In 2009, the Hornets as a team hit nine home runs. Through 10 games this season, they have already matched last season’s team total. Matt Jordan’s opposite field blast in Saturday’s 11-3 win over the Eustace Bulldogs was the team’s ninth home run.
Jordan owns five of those nine after hitting three all of last season.
“We’re just looking for a pitch to hit,” said Jordan, a senior catcher. “It’s kind of come out of nowhere.”
Jordan used this past weekend’s 2010 Hornet Varsity Baseball Tournament to more than double hit total, hitting one in each of the tournament’s three games.
Morgan Sellers is second on the team with two long balls, and Luke Solomon and Sean Curley have one each. Solomon had two homers last season.
“We’ve got seven kids in our lineup at all times that could very easily hit one out of the yard,” Sikes said. “There’s some good and some bad about that. Sometimes we see someone hit one, then others end up trying to duplicate it.”
Home runs, indeed, can be a tricky thing. Sikes knows he must guard against his players lowering their baseball IQ by swinging for the fences rather than hitting ropes into the gaps.

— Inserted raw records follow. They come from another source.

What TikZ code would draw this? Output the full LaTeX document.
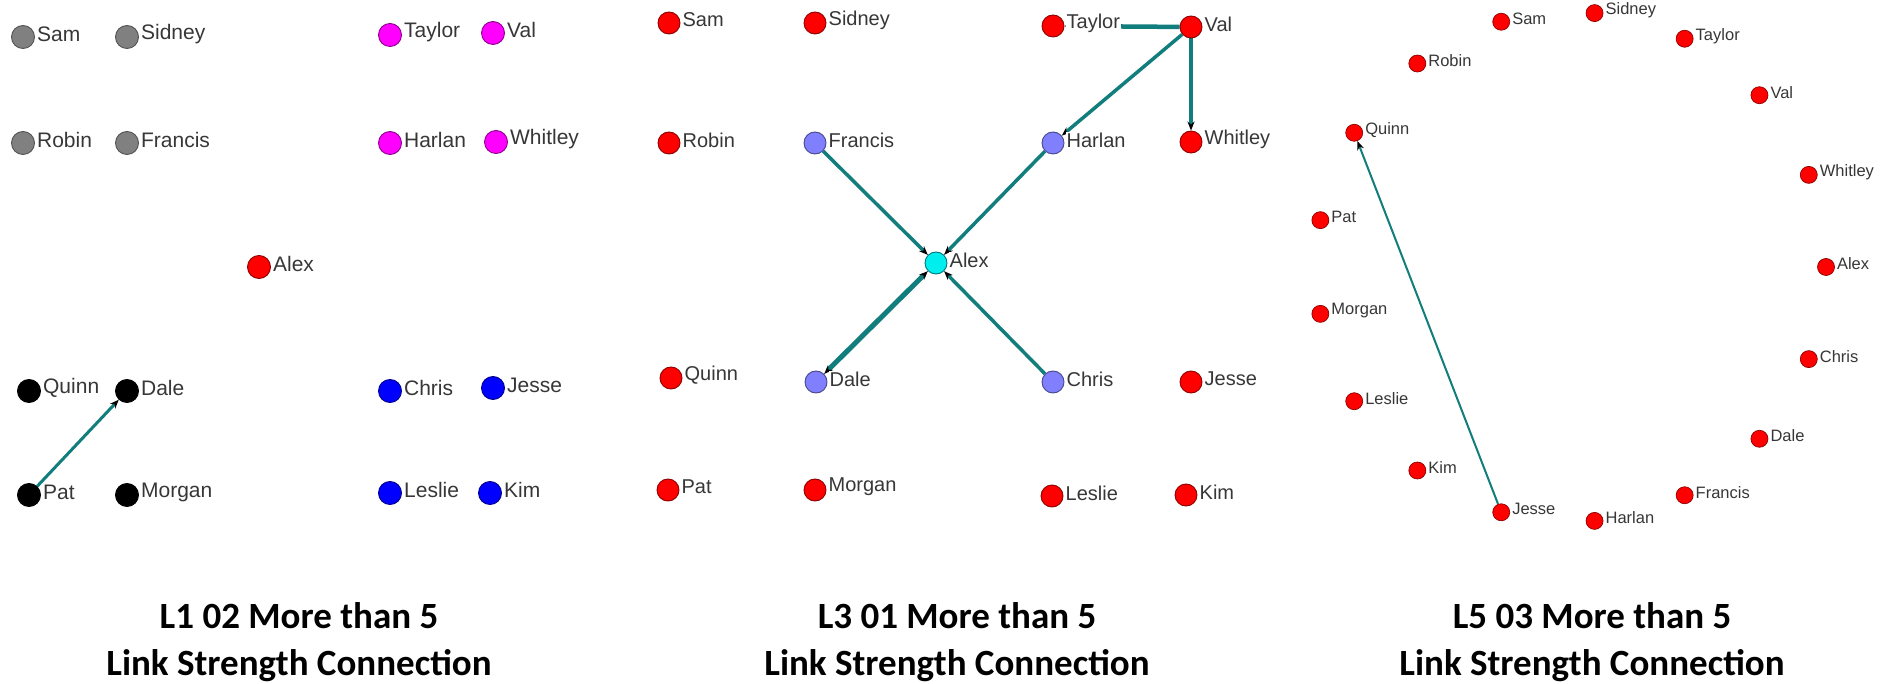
\documentclass[tikz,border=0pt]{standalone}
\usepackage{fontspec}
\setmainfont{Liberation Sans}
\newfontfamily\headfont{Carlito}
\usetikzlibrary{arrows.meta,calc,backgrounds}

\definecolor{tieteal}{RGB}{18,125,125}
\definecolor{labelgray}{RGB}{55,55,55}
\definecolor{nodegray}{RGB}{128,128,128}
\definecolor{brightpink}{RGB}{255,0,255}
\definecolor{periwinkle}{RGB}{128,128,255}
\definecolor{aqua}{RGB}{0,238,238}

\tikzset{
  base/.style={circle, inner sep=0pt, line width=0.9pt, minimum size=23pt},
  greydot/.style={base, fill=nodegray, draw=nodegray!65!black},
  pinkdot/.style={base, fill=brightpink, draw=brightpink!55!black},
  reddot/.style={base, fill=red, draw=red!55!black},
  blackdot/.style={base, fill=black, draw=black},
  bluedot/.style={base, fill=blue, draw=blue!55!black},
  lilacdot/.style={base, fill=periwinkle, draw=periwinkle!55!black},
  aquadot/.style={base, fill=aqua, draw=aqua!50!black},
  mid/.style={minimum size=22pt},
  small/.style={minimum size=17pt, line width=0.7pt},
  tag/.style={text=labelgray, inner sep=0.5pt, anchor=west,
              font=\fontsize{21}{23}\selectfont},
  midtag/.style={font=\fontsize{20}{22}\selectfont, fill=white},
  smalltag/.style={font=\fontsize{16.5}{18}\selectfont},
  link/.style={draw=tieteal, line width=3.5pt,
               -{Stealth[length=9pt,width=7pt,color=black]}},
  head/.style={font=\headfont\bfseries\fontsize{37}{42}\selectfont,
               text=black, inner sep=0pt}
}

% \actor{node name}{dot style}{position}{label text}{label style}
\newcommand{\actor}[5]{%
  \node[#2] (#1) at (#3) {};
  \node[tag,#5] (#1-name) at ([xshift=1.5pt,yshift=3pt]#1.east) {#4};%
}

\begin{document}
\begin{tikzpicture}[x=1pt,y=-1pt]
\useasboundingbox (0,0) rectangle (1895,684);

% ---------- L1 02: groups by colour ----------
\actor{a-Sam}{greydot}{23,37}{Sam}{}
\actor{a-Sidney}{greydot}{127,37}{Sidney}{}
\actor{a-Robin}{greydot}{23,143}{Robin}{}
\actor{a-Francis}{greydot}{127,143}{Francis}{}
\actor{a-Taylor}{pinkdot}{390,35}{Taylor}{}
\actor{a-Val}{pinkdot}{493,33}{Val}{}
\actor{a-Harlan}{pinkdot}{390,143}{Harlan}{}
\actor{a-Whitley}{pinkdot}{496,142}{Whitley}{}
\actor{a-Alex}{reddot}{259,267}{Alex}{}
\actor{a-Quinn}{blackdot}{29,391}{Quinn}{}
\actor{a-Dale}{blackdot}{127,391}{Dale}{}
\actor{a-Pat}{blackdot}{29,495}{Pat}{}
\actor{a-Morgan}{blackdot}{127,495}{Morgan}{}
\actor{a-Chris}{bluedot}{390,391}{Chris}{}
\actor{a-Jesse}{bluedot}{493,388}{Jesse}{}
\actor{a-Leslie}{bluedot}{390,493}{Leslie}{}
\actor{a-Kim}{bluedot}{490,493}{Kim}{}

% ---------- L3 01: grid with Alex in the middle ----------
\actor{b-Sam}{reddot,mid}{669,23}{Sam}{midtag}
\actor{b-Sidney}{reddot,mid}{815,23}{Sidney}{midtag}
\actor{b-Taylor}{reddot,mid}{1053,26}{Taylor}{midtag}
\actor{b-Val}{reddot,mid}{1191,27}{Val}{midtag}
\actor{b-Robin}{reddot,mid}{669,143}{Robin}{midtag}
\actor{b-Francis}{lilacdot,mid}{815,143}{Francis}{midtag}
\actor{b-Harlan}{lilacdot,mid}{1053,143}{Harlan}{midtag}
\actor{b-Whitley}{reddot,mid}{1191,142}{Whitley}{midtag}
\actor{b-Alex}{aquadot,mid}{936,263}{Alex}{midtag}
\actor{b-Quinn}{reddot,mid}{671,378}{Quinn}{midtag}
\actor{b-Dale}{lilacdot,mid}{816,382}{Dale}{midtag}
\actor{b-Chris}{lilacdot,mid}{1053,382}{Chris}{midtag}
\actor{b-Jesse}{reddot,mid}{1191,382}{Jesse}{midtag}
\actor{b-Pat}{reddot,mid}{668,490}{Pat}{midtag}
\actor{b-Morgan}{reddot,mid}{815,490}{Morgan}{midtag}
\actor{b-Leslie}{reddot,mid}{1052,496}{Leslie}{midtag}
\actor{b-Kim}{reddot,mid}{1186,495}{Kim}{midtag}

% ---------- L5 03: circle layout, alphabetical ----------
\foreach \n [count=\k from 0] in {Alex,Chris,Dale,Francis,Harlan,Jesse,Kim,
    Leslie,Morgan,Pat,Quinn,Robin,Sam,Sidney,Taylor,Val,Whitley} {
  \actor{c-\n}{reddot,small}{$(1571,267)+({\k*360/17}:255)$}{\n}{smalltag}
}

% ---------- captions ----------
\node[head] (h1a) at (299,616) {L1 02 More than 5};
\node[head] (h1b) at (299,666) {Link Strength Connection};
\node[head] (h2a) at (957,616) {L3 01 More than 5};
\node[head] (h2b) at (957,666) {Link Strength Connection};
\node[head] (h3a) at (1592,616) {L5 03 More than 5};
\node[head] (h3b) at (1592,666) {Link Strength Connection};

% ---------- ties, kept under the dots ----------
\begin{pgfonlayer}{background}
  \fill[white] (0,0) rectangle (1895,684);
  \draw[link, line width=3pt] (a-Pat) -- (a-Dale);

  \draw[link, line width=4.5pt] (b-Val) -- (b-Taylor);
  \draw[link] (b-Val) -- (b-Harlan);
  \draw[link] (b-Val) -- (b-Whitley);
  \draw[link] (b-Francis) -- (b-Alex);
  \draw[link] (b-Harlan) -- (b-Alex);
  \draw[link] (b-Chris) -- (b-Alex);
  \draw[link, line width=5pt,
        {Stealth[length=9pt,width=7pt,color=black]}-{Stealth[length=9pt,width=7pt,color=black]}]
        (b-Dale) -- (b-Alex);

  \draw[link, line width=2pt] (c-Jesse) -- (c-Quinn);
\end{pgfonlayer}
\end{tikzpicture}
\end{document}
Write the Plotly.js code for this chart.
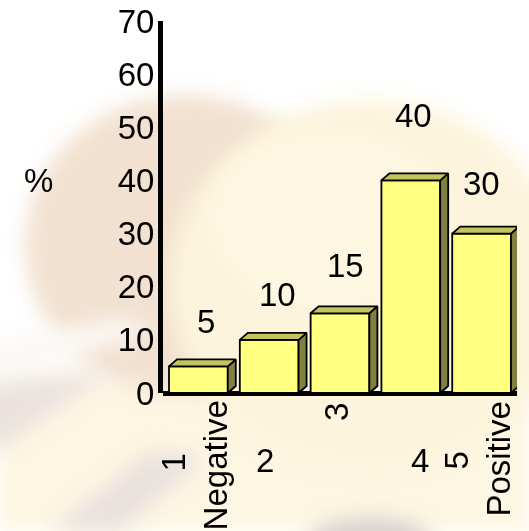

“What I really like is we’re back to hitting the ball the way we want, using the whole field. We hit five balls into the gap (in the second tournament game against Eustace, on Friday). Earlier in the year, we were trying to pull everything.”
Equally as impressive is that the Hornets have reached last season’s mark without dingers yet from two more of their top hitters — Jack Barkley, who had two a year ago — and from Hunter Choate, who had one on his way to becoming the district’s Most Valuable Player.